Instructions to follow
Identify each line containing the word "this" and copy it.

Entries provided
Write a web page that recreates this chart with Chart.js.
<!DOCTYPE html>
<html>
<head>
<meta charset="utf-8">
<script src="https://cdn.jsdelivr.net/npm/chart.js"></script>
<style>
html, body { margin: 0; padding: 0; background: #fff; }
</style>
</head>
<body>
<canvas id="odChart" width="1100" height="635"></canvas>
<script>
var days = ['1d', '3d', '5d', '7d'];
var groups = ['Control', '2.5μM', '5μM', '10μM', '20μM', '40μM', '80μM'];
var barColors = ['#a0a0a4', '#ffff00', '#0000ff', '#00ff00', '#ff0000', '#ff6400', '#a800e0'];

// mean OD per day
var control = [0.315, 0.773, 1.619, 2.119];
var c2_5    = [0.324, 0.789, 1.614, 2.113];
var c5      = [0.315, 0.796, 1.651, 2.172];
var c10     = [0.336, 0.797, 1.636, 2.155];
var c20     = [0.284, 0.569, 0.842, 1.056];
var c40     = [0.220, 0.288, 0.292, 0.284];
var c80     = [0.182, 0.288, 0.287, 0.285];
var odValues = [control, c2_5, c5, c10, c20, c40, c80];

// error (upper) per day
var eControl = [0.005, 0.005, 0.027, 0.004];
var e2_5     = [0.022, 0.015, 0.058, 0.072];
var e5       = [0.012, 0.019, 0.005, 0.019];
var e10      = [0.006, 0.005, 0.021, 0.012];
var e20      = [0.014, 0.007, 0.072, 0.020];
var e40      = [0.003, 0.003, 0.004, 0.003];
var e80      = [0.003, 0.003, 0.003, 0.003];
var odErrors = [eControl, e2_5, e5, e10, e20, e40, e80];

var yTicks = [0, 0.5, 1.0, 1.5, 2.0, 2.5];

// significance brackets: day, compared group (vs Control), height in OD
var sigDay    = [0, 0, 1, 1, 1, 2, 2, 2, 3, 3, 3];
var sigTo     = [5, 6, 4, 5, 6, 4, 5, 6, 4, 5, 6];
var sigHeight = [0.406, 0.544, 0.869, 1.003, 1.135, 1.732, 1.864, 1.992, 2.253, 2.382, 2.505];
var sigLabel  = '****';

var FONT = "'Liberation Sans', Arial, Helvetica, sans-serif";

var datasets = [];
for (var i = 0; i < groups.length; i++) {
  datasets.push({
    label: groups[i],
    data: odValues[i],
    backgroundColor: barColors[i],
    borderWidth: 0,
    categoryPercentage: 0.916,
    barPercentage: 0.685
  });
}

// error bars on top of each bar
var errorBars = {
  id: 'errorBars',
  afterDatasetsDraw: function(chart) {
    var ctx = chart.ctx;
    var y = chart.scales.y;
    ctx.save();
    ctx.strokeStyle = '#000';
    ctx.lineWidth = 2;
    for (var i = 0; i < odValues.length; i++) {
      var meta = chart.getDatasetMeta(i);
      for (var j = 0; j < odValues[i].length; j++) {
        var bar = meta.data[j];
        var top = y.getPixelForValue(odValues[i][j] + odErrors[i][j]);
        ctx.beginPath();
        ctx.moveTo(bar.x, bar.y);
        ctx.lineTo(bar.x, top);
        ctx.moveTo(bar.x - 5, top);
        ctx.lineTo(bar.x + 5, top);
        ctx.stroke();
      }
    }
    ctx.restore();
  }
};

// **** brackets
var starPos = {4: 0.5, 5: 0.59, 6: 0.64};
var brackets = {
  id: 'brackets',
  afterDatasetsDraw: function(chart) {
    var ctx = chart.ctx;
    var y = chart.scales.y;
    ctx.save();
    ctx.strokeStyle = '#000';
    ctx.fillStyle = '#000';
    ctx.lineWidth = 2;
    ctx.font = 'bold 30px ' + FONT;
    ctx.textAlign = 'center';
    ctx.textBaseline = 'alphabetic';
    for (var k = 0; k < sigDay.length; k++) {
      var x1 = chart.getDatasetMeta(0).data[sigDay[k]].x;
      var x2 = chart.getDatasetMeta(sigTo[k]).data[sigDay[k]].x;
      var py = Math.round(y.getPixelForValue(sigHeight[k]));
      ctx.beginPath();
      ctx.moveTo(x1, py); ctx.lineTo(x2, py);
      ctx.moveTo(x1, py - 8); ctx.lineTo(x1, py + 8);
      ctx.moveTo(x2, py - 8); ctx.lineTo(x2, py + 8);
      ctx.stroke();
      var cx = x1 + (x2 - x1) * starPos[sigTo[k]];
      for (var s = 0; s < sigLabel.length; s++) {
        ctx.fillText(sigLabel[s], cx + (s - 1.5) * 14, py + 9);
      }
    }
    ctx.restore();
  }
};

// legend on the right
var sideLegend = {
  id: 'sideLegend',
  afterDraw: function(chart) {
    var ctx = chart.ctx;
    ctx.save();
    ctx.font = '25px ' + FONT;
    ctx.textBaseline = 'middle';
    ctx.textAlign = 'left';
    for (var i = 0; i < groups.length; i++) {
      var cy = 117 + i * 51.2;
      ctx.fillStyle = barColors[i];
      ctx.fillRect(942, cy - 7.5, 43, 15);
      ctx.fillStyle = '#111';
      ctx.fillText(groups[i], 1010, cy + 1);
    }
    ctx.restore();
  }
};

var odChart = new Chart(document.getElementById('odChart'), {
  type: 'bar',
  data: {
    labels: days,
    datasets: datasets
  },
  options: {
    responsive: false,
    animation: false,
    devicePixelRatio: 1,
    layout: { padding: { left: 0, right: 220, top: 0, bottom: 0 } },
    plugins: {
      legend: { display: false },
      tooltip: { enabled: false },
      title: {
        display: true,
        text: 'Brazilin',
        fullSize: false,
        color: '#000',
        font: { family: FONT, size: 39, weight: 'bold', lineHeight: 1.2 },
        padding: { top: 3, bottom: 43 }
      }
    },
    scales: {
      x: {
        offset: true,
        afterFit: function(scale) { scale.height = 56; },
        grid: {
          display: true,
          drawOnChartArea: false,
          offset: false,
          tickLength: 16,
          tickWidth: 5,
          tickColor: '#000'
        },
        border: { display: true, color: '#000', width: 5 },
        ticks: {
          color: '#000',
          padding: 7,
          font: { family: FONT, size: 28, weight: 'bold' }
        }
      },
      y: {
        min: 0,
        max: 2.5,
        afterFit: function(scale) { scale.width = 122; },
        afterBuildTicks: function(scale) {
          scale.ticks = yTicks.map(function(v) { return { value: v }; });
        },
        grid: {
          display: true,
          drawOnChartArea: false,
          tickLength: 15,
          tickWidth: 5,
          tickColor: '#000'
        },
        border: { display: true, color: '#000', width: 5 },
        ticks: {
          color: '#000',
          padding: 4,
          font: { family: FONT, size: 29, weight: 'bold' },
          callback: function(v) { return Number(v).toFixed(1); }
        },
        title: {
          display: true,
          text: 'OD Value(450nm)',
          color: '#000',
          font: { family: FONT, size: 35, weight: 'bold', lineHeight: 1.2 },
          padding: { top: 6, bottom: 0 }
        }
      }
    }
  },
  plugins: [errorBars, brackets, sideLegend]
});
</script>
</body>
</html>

--

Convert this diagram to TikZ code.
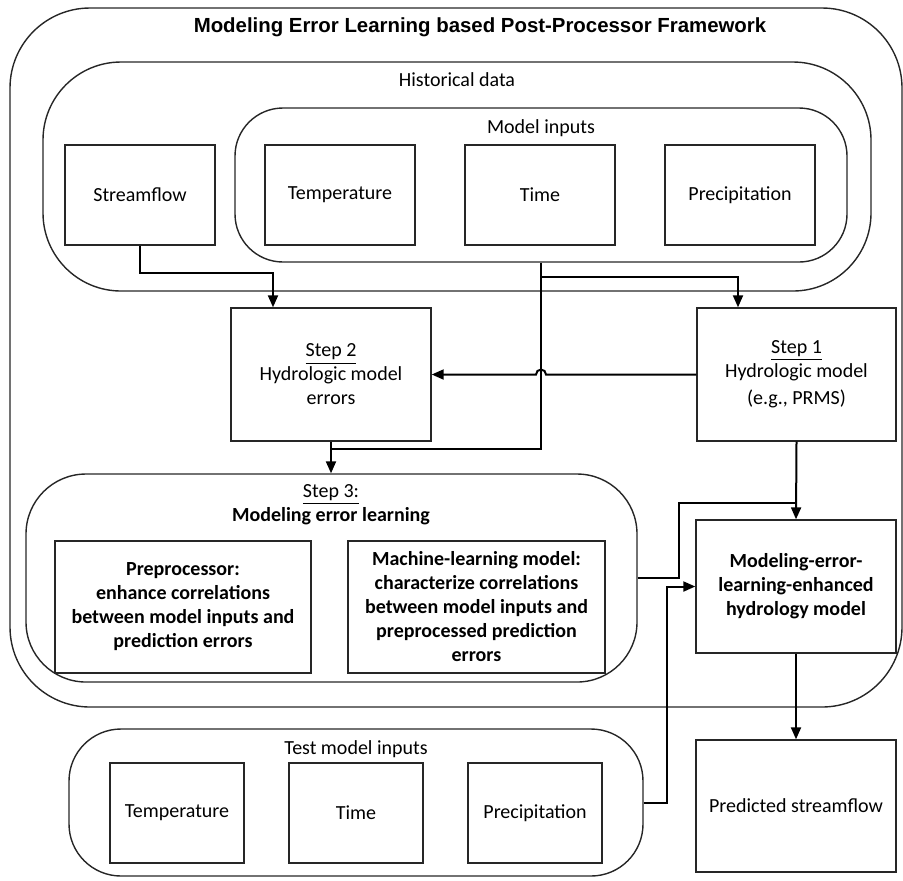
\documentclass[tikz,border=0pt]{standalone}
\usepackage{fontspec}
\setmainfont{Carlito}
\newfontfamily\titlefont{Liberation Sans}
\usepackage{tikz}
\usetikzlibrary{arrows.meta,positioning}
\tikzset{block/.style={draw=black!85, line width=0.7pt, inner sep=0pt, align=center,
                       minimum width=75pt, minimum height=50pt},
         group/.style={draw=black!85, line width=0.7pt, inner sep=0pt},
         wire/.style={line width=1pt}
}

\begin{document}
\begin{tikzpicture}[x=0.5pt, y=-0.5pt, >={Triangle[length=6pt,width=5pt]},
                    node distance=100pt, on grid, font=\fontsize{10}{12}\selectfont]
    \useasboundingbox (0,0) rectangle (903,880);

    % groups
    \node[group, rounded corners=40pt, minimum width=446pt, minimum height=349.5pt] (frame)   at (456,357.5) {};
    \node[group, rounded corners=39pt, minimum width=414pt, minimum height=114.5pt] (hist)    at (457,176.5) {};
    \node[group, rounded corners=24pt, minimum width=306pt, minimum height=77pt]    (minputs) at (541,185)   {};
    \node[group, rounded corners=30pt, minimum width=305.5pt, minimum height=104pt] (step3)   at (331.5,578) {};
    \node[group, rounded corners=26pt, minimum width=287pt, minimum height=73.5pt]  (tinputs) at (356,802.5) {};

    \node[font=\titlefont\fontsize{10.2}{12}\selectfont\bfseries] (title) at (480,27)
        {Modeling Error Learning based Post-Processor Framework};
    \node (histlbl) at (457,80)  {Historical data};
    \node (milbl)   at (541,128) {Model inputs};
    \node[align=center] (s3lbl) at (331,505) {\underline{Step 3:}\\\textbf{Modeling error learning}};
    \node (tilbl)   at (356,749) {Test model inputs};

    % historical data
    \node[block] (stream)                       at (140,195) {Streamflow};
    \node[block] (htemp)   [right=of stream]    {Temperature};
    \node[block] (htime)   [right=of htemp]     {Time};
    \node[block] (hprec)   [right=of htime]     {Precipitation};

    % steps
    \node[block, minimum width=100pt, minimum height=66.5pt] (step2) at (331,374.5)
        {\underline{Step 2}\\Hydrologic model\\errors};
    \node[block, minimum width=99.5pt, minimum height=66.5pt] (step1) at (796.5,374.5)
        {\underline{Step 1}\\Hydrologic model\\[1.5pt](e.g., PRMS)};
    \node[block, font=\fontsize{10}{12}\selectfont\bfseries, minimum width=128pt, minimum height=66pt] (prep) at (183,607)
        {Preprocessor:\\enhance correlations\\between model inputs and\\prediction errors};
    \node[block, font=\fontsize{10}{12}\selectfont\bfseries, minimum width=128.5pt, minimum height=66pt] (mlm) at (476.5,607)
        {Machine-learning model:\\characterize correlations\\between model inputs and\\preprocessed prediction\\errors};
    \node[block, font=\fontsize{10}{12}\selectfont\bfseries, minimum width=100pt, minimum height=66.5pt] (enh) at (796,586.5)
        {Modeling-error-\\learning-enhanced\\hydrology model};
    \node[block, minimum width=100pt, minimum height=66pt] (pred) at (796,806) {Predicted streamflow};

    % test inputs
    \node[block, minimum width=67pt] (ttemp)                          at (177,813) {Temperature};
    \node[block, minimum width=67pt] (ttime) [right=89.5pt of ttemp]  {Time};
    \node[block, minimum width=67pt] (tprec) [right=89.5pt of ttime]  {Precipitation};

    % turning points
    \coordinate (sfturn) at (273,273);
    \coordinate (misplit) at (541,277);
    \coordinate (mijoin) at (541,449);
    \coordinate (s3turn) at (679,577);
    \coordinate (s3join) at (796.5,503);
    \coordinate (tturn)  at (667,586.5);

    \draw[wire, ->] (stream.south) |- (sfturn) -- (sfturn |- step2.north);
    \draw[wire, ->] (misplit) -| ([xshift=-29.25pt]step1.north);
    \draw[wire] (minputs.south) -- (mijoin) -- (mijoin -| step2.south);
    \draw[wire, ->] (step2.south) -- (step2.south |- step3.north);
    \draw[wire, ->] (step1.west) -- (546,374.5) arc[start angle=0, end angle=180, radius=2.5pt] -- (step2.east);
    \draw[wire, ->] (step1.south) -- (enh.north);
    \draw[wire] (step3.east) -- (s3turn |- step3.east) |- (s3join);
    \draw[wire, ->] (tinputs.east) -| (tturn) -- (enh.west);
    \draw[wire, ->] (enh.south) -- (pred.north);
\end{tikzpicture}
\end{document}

Final answer
Write a web page that recreates this chart with Chart.js.
Convert this diagram to TikZ code.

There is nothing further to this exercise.